The novel revolves around the character of Tsotsi, a young man who is the leader of a gang of four thugs in Sophiatown, Johannesburg, South Africa in the 1950s. The name Tsotsi itself means "thug" or "gangster" and we are told in chapter one that it is a nickname: he has no recollection of almost any part of his past including his own name. Identity is a huge part of this novel: Tsotsi's lack of identity, his inability to construct his features in the mirror into a man with meaning; and his gradual realisation of who he is and how he came to be where he is by the end.
Tsotsi and his gang a clearly very shallow, violent characters lacking empathy with the people around them. Within three chapters, they have stabbed a man on a train, raped a woman in a shebeen, Tsotsi has beaten and "broken" another member of his gang and attempted to rape another woman. He is only stopped in the rape attempt when the woman thrusts a shoebox into his hands which contains a baby.
A word here about the Gavin Hood film of this book. The film updates the novel to the 21st century and seems to make Tsotsi younger and less hard than I had expected: he seems to stab the man on the train almost as a mistake, regretfully, when he starts to complain; he acquires the baby in the film by hijacking a car in the film and shoots the baby's mother and, again, seems to be an accident. In the book, Tsotsi is utterly remorseless: the murder on the train was a deliberate and calculated murder, not an unfortunate escalation of a robbery. He is shown as not simply accepting violence or being violent but as defining himself through violence and the hurt he deals to others.
I felt that the second half of the book was slightly less tightly structured and written than the first half. The section in the Church and the explicit Christian message seemed unnecessary to me; and the abruptness and ambiguity at the end if the book frustrated me.

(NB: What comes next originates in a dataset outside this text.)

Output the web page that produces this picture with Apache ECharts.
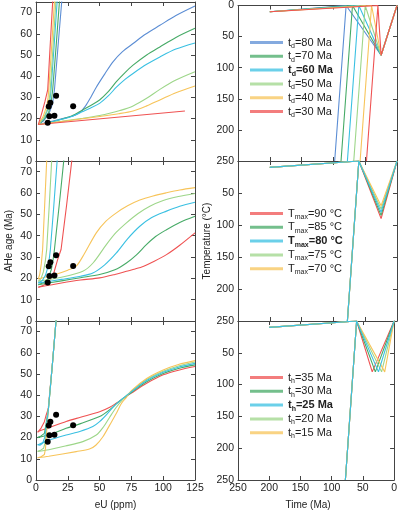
<!DOCTYPE html>
<html><head><meta charset="utf-8">
<script src="https://cdn.jsdelivr.net/npm/echarts@6/dist/echarts.min.js"></script>
<style>html,body{margin:0;padding:0;background:#fff}#c{width:400px;height:513px}</style>
</head><body><div id="c"></div>
<script>
// ---------- data ----------
const eUTicks = [0, 25, 50, 75, 100, 125];
const ageTicks = [0, 10, 20, 30, 40, 50, 60, 70];
const timeTicks = [250, 200, 150, 100, 50, 0];
const tempTicks = [0, 50, 100, 150, 200, 250];

const sampleEU  = [9.2, 10.0, 10.5, 11.3, 14.5, 15.8, 29.2];
const sampleAge = [18.1, 25.7, 21.1, 27.5, 21.3, 30.8, 25.8];

// Panel row 1: t_d
const tdNames = ['t_d=80 Ma', 't_d=70 Ma', 't_d=60 Ma', 't_d=50 Ma', 't_d=40 Ma', 't_d=30 Ma'];
const tdSteep = [
  [[1.8,17.2],[6,19],[10,22],[13,27],[14.5,33.5],[17.3,54],[20.2,75],[20.8,80]],
  [[1.8,17.2],[6,19.4],[10,23],[12,28],[13.1,33.5],[15.8,54],[18.4,75],[19,80]],
  [[1.8,17.2],[6,19.8],[9.5,24.5],[11,29],[11.8,33.5],[14.2,54],[16.6,75],[17.2,80]],
  [[1.8,17.2],[6,20.2],[9.3,25],[10.6,30],[11.2,33.5],[13.4,54],[15.6,75],[16.2,80]],
  [[1.8,17.2],[5.5,20.8],[8.5,26],[9.5,30],[10,33.5],[12.3,54],[14.5,75],[15,80]],
  [[1.8,17.2],[4.5,22.5],[7,28],[9.2,33.5],[11.1,54],[13.1,75],[13.6,80]]
];
const tdShallow = [
  [[1.8,17.2],[15,19.1],[25,20.6],[31,21.7],[35,23.2],[39,26],[43,30],[47.4,34.8],[54,41],[60.5,46.8],[68,51.6],[76.3,55.4],[86,59.8],[97.4,64],[110,68.6],[125,73.1]],
  [[1.8,17.2],[15,18.9],[28,21.2],[36.8,24.1],[43,26.2],[50,28.8],[57,32.8],[63.2,37.4],[70,41.7],[76.3,45.2],[87,50],[97.4,53.8],[110,58.3],[125,62.6]],
  [[1.8,17.2],[15,18.9],[28,21],[36.8,23.3],[43,25],[50,27.2],[57,30.8],[63.2,34.8],[70,38.5],[76.3,41.3],[87,45.6],[97.4,49.1],[110,52.8],[125,55.7]],
  [[1.8,17.2],[20,18.7],[36.8,20.2],[50,21.5],[57.9,22.5],[66,23.8],[76.3,26],[87,29.6],[97.4,33.8],[110,38.2],[125,42.1]],
  [[1.8,17.2],[23.7,18.9],[50,21],[65,22.3],[76.3,23.6],[87,26],[97.4,28.8],[110,32.2],[125,35.4]],
  [[1.8,17.2],[117.1,23.6]]
];
const tdPaths = [
  [[200,10],[80,0],[98,250],[80,0],[25,80],[0,0]],
  [[200,10],[70,0],[88,250],[70,0],[25,80],[0,0]],
  [[200,10],[60,0],[78,250],[60,0],[25,80],[0,0]],
  [[200,10],[50,0],[68,250],[50,0],[25,80],[0,0]],
  [[200,10],[40,0],[58,250],[40,0],[25,80],[0,0]],
  [[200,10],[30,0],[48,250],[30,0],[25,80],[0,0]]
];

// Panel row 2: T_max
const tmNames = ['T_max=90 °C', 'T_max=85 °C', 'T_max=80 °C', 'T_max=75 °C', 'T_max=70 °C'];
const tmSteep = [
  [[1.8,15.8],[6,16.8],[10.5,18.6],[14,22.5],[17,28.8],[19.7,33.5],[24,54],[28.1,75],[29,80]],
  [[1.8,17],[6,18],[9.5,19.8],[12,24],[13.5,29],[14.5,33.5],[18.2,54],[21.8,75],[22.5,80]],
  [[1.8,17.8],[5,19],[7.5,21.5],[9.5,25.5],[10.6,30],[11.3,33.5],[14,54],[16.6,75],[17.2,80]],
  [[1.8,18.6],[4,20],[5.8,23],[7.3,28],[8.4,33.5],[10.4,54],[12.3,75],[12.8,80]],
  [[1.8,19.7],[3,22],[4.2,27],[5.2,33.5],[6.8,54],[8.4,75],[8.8,80]]
];
const tmShallow = [
  [[1.8,15.8],[20,17.8],[35,19.2],[50,20.2],[62,21.8],[71.1,23.3],[78,24.4],[84.7,25.7],[93,28],[102.6,31.1],[113,35.5],[125,41.3]],
  [[1.8,17],[20,18.8],[35,20.3],[50,21.8],[62,24],[71.1,27.2],[79,31],[86.8,35.8],[94,39.6],[102.6,42.8],[113,46.2],[125,49.1]],
  [[1.8,17.8],[20,19.5],[35,21],[44.7,22.5],[54,26.3],[63.2,31.9],[72,38.5],[81.6,44.4],[91,48.5],[102.6,51.5],[113,53.8],[125,55.7]],
  [[1.8,18.6],[20,20.5],[36.8,23.3],[45,27.3],[55.3,35.8],[63,41.5],[71.1,46],[80,50.3],[89.5,53.8],[100,56.5],[112,58.4],[125,59.8]],
  [[1.8,19.7],[15,21.8],[25,23.8],[31.6,25.7],[38,31.5],[47.4,41.3],[55,46.8],[63.2,50.7],[72,54],[81.6,56.7],[92,58.6],[102.6,60.1],[113,61.4],[125,62.5]]
];
const tmPaths = [
  [[200,10],[60,0],[78,250],[60,0],[25,90],[0,0]],
  [[200,10],[60,0],[78,250],[60,0],[25,85],[0,0]],
  [[200,10],[60,0],[78,250],[60,0],[25,80],[0,0]],
  [[200,10],[60,0],[78,250],[60,0],[25,75],[0,0]],
  [[200,10],[60,0],[78,250],[60,0],[25,70],[0,0]]
];

// Panel row 3: t_h
const thNames = ['t_h=35 Ma', 't_h=30 Ma', 't_h=25 Ma', 't_h=20 Ma', 't_h=15 Ma'];
const thSteep = [
  [[1.3,22.5],[4,24.5],[6.6,27.5],[7.9,30.5],[9,32.5],[9.7,34],[12.8,54],[15.8,75.5],[16.3,80]],
  [[1.3,20],[4,20.8],[6.6,22],[7.8,26],[8.8,30],[9.7,33],[12.8,54],[15.8,75.5],[16.3,80]],
  [[1.3,16.7],[3,16.4],[5.2,17.3],[6.8,20],[8,25],[9,29.5],[9.7,33],[12.8,54],[15.8,75.5],[16.3,80]],
  [[1.3,13.5],[4,14.2],[6,15],[7.3,18],[8.2,24],[9,29],[9.7,33],[12.8,54],[15.8,75.5],[16.3,80]],
  [[1.3,10.5],[4,11],[6.6,12],[7.5,15],[8.3,22],[9,28],[9.7,33],[12.8,54],[15.8,75.5],[16.3,80]]
];
const thShallow = [
  [[1.3,22.8],[10,24.6],[23.7,27.6],[35,29.6],[50,32.2],[58,34.3],[63,36.2],[67,37.8],[75,41],[87,45.6],[100,49.6],[112,51.8],[125,53.5]],
  [[1.3,20],[10,21.3],[23.7,24.4],[35,26.6],[50,29.9],[58,33.2],[63,35.9],[67,37.8],[75,41.3],[87,46.3],[100,50.2],[112,52.6],[125,54.3]],
  [[1.3,16.5],[10,18.7],[23.7,21.2],[35,23],[44.7,25.2],[50,27.5],[55.3,30.7],[61,34.6],[67,37.9],[75,41.6],[87,46.9],[100,50.8],[112,53.2],[125,55]],
  [[1.3,13.5],[10,14.3],[23,16],[36.8,18.1],[47.4,21.2],[53,25],[57.9,29.6],[63,34.2],[68.4,38.2],[75,41.9],[87,47.4],[100,51.3],[112,53.8],[125,55.7]],
  [[1.3,10.5],[10,11.2],[31.6,13.4],[42,14.6],[47,16.4],[52.6,20.4],[58,26],[63.2,31.5],[67,36],[71.1,39],[75,42.2],[87,47.9],[100,51.9],[112,54.5],[125,56.3]]
];
const thPaths = [
  [[200,10],[60,0],[78,250],[60,0],[35,80],[0,0]],
  [[200,10],[60,0],[78,250],[60,0],[30,80],[0,0]],
  [[200,10],[60,0],[78,250],[60,0],[25,80],[0,0]],
  [[200,10],[60,0],[78,250],[60,0],[20,80],[0,0]],
  [[200,10],[60,0],[78,250],[60,0],[15,80],[0,0]]
];

const boldNames = ['t_d=60 Ma', 'T_max=80 °C', 't_h=25 Ma'];

// ---------- style ----------
const FONT = "'Liberation Sans', Arial, Helvetica, sans-serif";
const COL = {blue:'#5b8dd4', dkgreen:'#46aa66', cyan:'#3ac0e2', ltgreen:'#9dd689', orange:'#f7c45a', red:'#ef5252'};
const tdColors = [COL.blue, COL.dkgreen, COL.cyan, COL.ltgreen, COL.orange, COL.red];
const tmColors = [COL.red, COL.dkgreen, COL.cyan, COL.ltgreen, COL.orange];
const thColors = [COL.red, COL.dkgreen, COL.cyan, COL.ltgreen, COL.orange];

const AX = '#444';
const LBL = '#222';

const grids = [
  {left:36, top:2, width:159, height:159},
  {left:238, top:2, width:159, height:159},
  {left:36, top:161, width:159, height:160},
  {left:238, top:161, width:159, height:160},
  {left:36, top:321, width:159, height:159},
  {left:238, top:321, width:159, height:159}
];

const xAxes = [], yAxes = [];
function baseAxis(extra) {
  return Object.assign({
    type:'value', splitLine:{show:false},
    axisLine:{show:true, onZero:false, lineStyle:{color:AX, width:1}},
    axisTick:{show:true, inside:true, length:4, lineStyle:{color:AX, width:1}},
  }, extra);
}
for (let i = 0; i < 6; i++) {
  const left = i % 2 === 0;
  const row = Math.floor(i / 2);
  const bottomRow = row === 2;
  const xcfg = left ? {min:0, max:125, interval:25} : {min:0, max:250, interval:50, inverse:true};
  const xt = left ? eUTicks : timeTicks;
  xAxes.push(baseAxis(Object.assign({gridIndex:i, position:'bottom',
    axisLabel:{show:bottomRow, margin:3, fontSize:10.5, color:LBL, fontFamily:FONT,
      formatter:v => xt.includes(v) ? String(v) : ''},
    name: bottomRow ? (left ? 'eU (ppm)' : 'Time (Ma)') : '',
    nameLocation:'middle', nameGap:20,
    nameTextStyle:{fontSize:10, color:LBL, fontFamily:FONT, padding: left ? 0 : [0,16,0,0]}
  }, xcfg)));
  xAxes.push(baseAxis(Object.assign({gridIndex:i, position:'top', axisLabel:{show:false}}, xcfg)));
  const ycfg = left ? {min:0, max:75, interval:10} : {min:0, max:250, interval:50, inverse:true};
  const yt = left ? ageTicks : tempTicks;
  const hideZero = !left && row > 0;
  yAxes.push(baseAxis(Object.assign({gridIndex:i, position:'left',
    axisLabel:{show:true, margin:4, fontSize:10.5, color:LBL, fontFamily:FONT,
      formatter:v => (yt.includes(v) && !(hideZero && v === 0)) ? String(v) : ''},
    name: row === 1 ? (left ? 'AHe age (Ma)' : 'Temperature (°C)') : '',
    nameLocation:'middle', nameGap: left ? 22 : 25,
    nameTextStyle:{fontSize:10, color:LBL, fontFamily:FONT}
  }, ycfg)));
  yAxes.push(baseAxis(Object.assign({gridIndex:i, position:'right', axisLabel:{show:false}}, ycfg)));
}

const series = [];
function addLine(name, color, data, gi, smooth, z) {
  series.push({type:'line', name, xAxisIndex:2*gi, yAxisIndex:2*gi, data,
    symbol:'none', showSymbol:false, smooth: smooth ? 0.3 : false,
    color, lineStyle:{width:1.1, color}, clip:true, silent:true, z});
}
function addPanel(names, colors, steep, shallow, paths, row) {
  names.forEach((n, k) => {
    const z = colors[k] === COL.cyan && row > 0 ? 4 : 2;
    addLine(n, colors[k], paths[k], 2*row + 1, false, z);
    addLine(n, colors[k], steep[k], 2*row, false, z);
    addLine(n, colors[k], shallow[k], 2*row, true, z);
  });
  series.push({type:'scatter', name:'samples', xAxisIndex:4*row, yAxisIndex:4*row,
    data: sampleEU.map((e, j) => [e, sampleAge[j]]), symbolSize:6,
    itemStyle:{color:'#000', opacity:1}, z:10, silent:true});
}
addPanel(tdNames, tdColors, tdSteep, tdShallow, tdPaths, 0);
addPanel(tmNames, tmColors, tmSteep, tmShallow, tmPaths, 1);
addPanel(thNames, thColors, thSteep, thShallow, thPaths, 2);

function fmt(name) {
  const m = name.match(/^(\w)_(\w+)(=.*)$/);
  const b = boldNames.includes(name);
  const M = b ? 'mb' : 'm', S = b ? 'sb' : 's';
  return '{' + M + '|' + m[1] + '}{' + S + '|' + m[2] + '}{' + M + '|' + m[3] + '}';
}
const rich = {
  m:{fontSize:11, lineHeight:14, fontFamily:FONT, color:LBL},
  mb:{fontSize:11, lineHeight:14, fontFamily:FONT, color:LBL, fontWeight:'bold'},
  s:{fontSize:7, lineHeight:6, verticalAlign:'bottom', fontFamily:FONT, color:LBL},
  sb:{fontSize:7, lineHeight:6, verticalAlign:'bottom', fontFamily:FONT, color:LBL, fontWeight:'bold'}
};
function legend(names, top) {
  return {orient:'vertical', left:245, top, itemWidth:33, itemHeight:3, itemGap:1.3,
    icon:'rect', data:names, selectedMode:false, formatter:fmt,
    itemStyle:{opacity:0.75}, textStyle:{rich, fontFamily:FONT, fontSize:11, color:LBL}};
}

const option = {
  animation:false,
  backgroundColor:'#fff',
  grid: grids,
  xAxis: xAxes,
  yAxis: yAxes,
  legend: [legend(tdNames, 32), legend(tmNames, 203), legend(thNames, 367)],
  series
};
const chart = echarts.init(document.getElementById('c'), null, {renderer:'canvas'});
chart.setOption(option);
</script></body></html>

In addition to the lyricism, which I mentioned before, what I did relish in the book were the minor characters: Gumboot Dhlamini, the victim on the train; Morris, whom he stalks in the middle of the book; and Miriam whom he forces to feed the baby. The power of these minor characters, inhabiting the furthest outskirts of society, is extraordinary. Their desperate perseverance to keep hold of their lives, whether toiling in the mines or crippled on the streets or waiting for a husband who will never return home, is genuine and authentic and utterly convincing.
13th February
Need to reread this for work and already blown away by the lyricism of the prose. This is a hugely character driven story and, from what I recall, Fugard makes them more than mere ciphers. The small moments of challenge between Tsotsi and Boston in Chapter One reveal Fugard's theatrical background.
Very lucky to have a job where reading books like this is "work"!
29th Feb
Reading the section in the book where Tsotsi runs from the slums of Sophiatown into the no man's land between the black and white areas, a liminal space in which the colours became bleached in the moonlight leaving "a prismatic, polished, gleaming world of white surfaces... A glacial white" in which the sounds become "hard, leaping, crystal" and the moonlight "lay around him in pools... Mobile as quicksilver". An absolutely stunning otherworldly (perhaps drug induced) description. And a moment later, Tsotsi will have the baby that will change his life thrust into his hands. Fabulous!